GM is running out of options in its race against time. The company's financial cushion from its glory days is almost gone.

It won major concessions from the United Auto Workers union last fall. But the impact of lower labour costs probably will not reach GM's bottom line for two more years. The Chevrolet Malibu, Cadillac CTS and Buick Enclave have won critical acclaim and could bolster market share in the U.S., though that won't be easy in a market where demand is falling.

Meantime, GM's financial reserve dwindles and the company has no clue when cash flow might turn positive.

Rod Lache, equity analyst for Deutsche Bank AG, on Monday cut his rating on GM to "hold" from "buy." The slowdown in the US economy "could be deeper and more protracted than previously expected," he said in his report.

Deutsche Bank forecasts GM's net operating cash outflow at about $5 billion this year, which would leave GM with $21.3 billion. The sum is not all that much for an automaker the size of GM, which burns cash at a ferocious rate during a slowdown.

Mr.
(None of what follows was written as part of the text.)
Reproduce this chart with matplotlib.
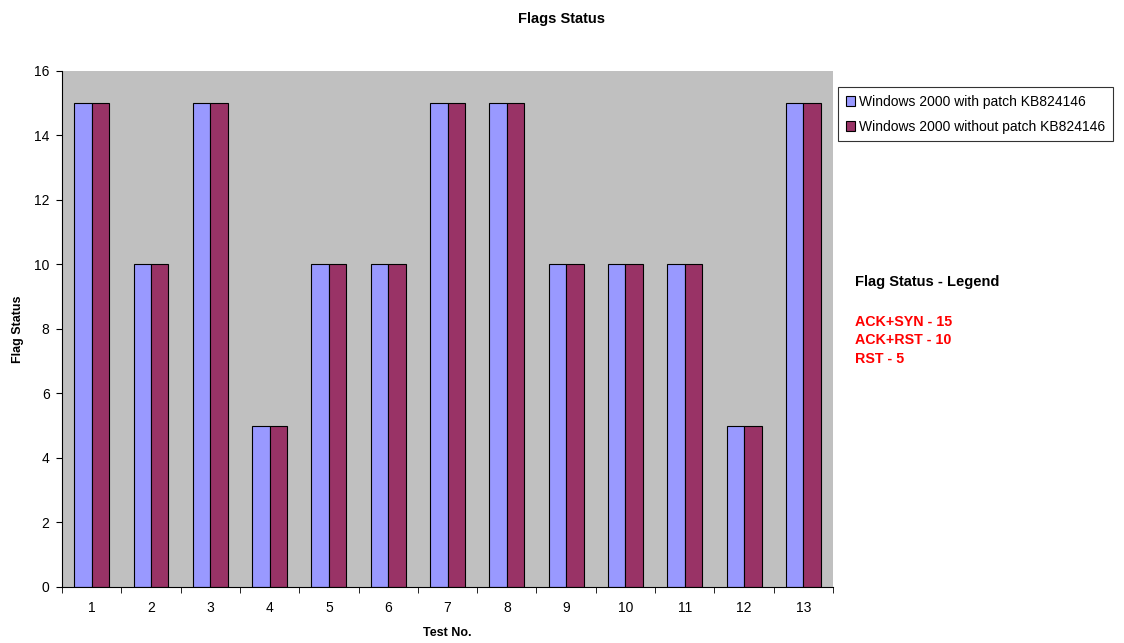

Lache might be on to something when he writes "it would be prudent for GM to seek external financing" now, even if GM shares are diluted as a consequence, to hedge against the possibility of a sudden liquidity squeeze.

Were that to happen, a bankruptcy filing or a forced merger might be unavoidable.

Mr. Wagoner deserves credit for seizing the liquidity issue and pulling off the sale of 51 percent of GM's GMAC finance subsidiary to Cerberus Capital Management LLC in 2006. Had he not done that, GM today would have $14 billion less in cash and be choking on 100 percent of GMAC's real estate-related losses, instead of about half. Absent the GMAC deal, GM might well be in bankruptcy already.

A new and intriguing potential source of capital for GM might be the sovereign-wealth funds, or SWFs, which have $1.9 trillion in holdings, according to a Merrill Lynch & Co. report in October, and could quadruple in size in the next three years.

Citigroup Inc., hurt by the subprime mortgage mess, last month said it was borrowing $14.5 billion from investors to replenish capital. The lenders include the governments of Kuwait, Singapore and Saudi billionaire Prince Alwaleed bin Talal.

Perhaps sovereign funds willing to take a flyer on the second biggest US bank might be inclined to invest in its biggest automaker.

Prospective investors will want to know that GM is being realistic about its position in the US automotive market and its costs. If GM needs to close plants or consolidate brands faster than it is done so far in the face of an awful US car market, the automaker should not hesitate.

Without a financial cushion, GM no longer has the luxury of putting off until tomorrow what it should have done yesterday.

Doron Levin is a Bloomberg News columnist. The opinions expressed are his own.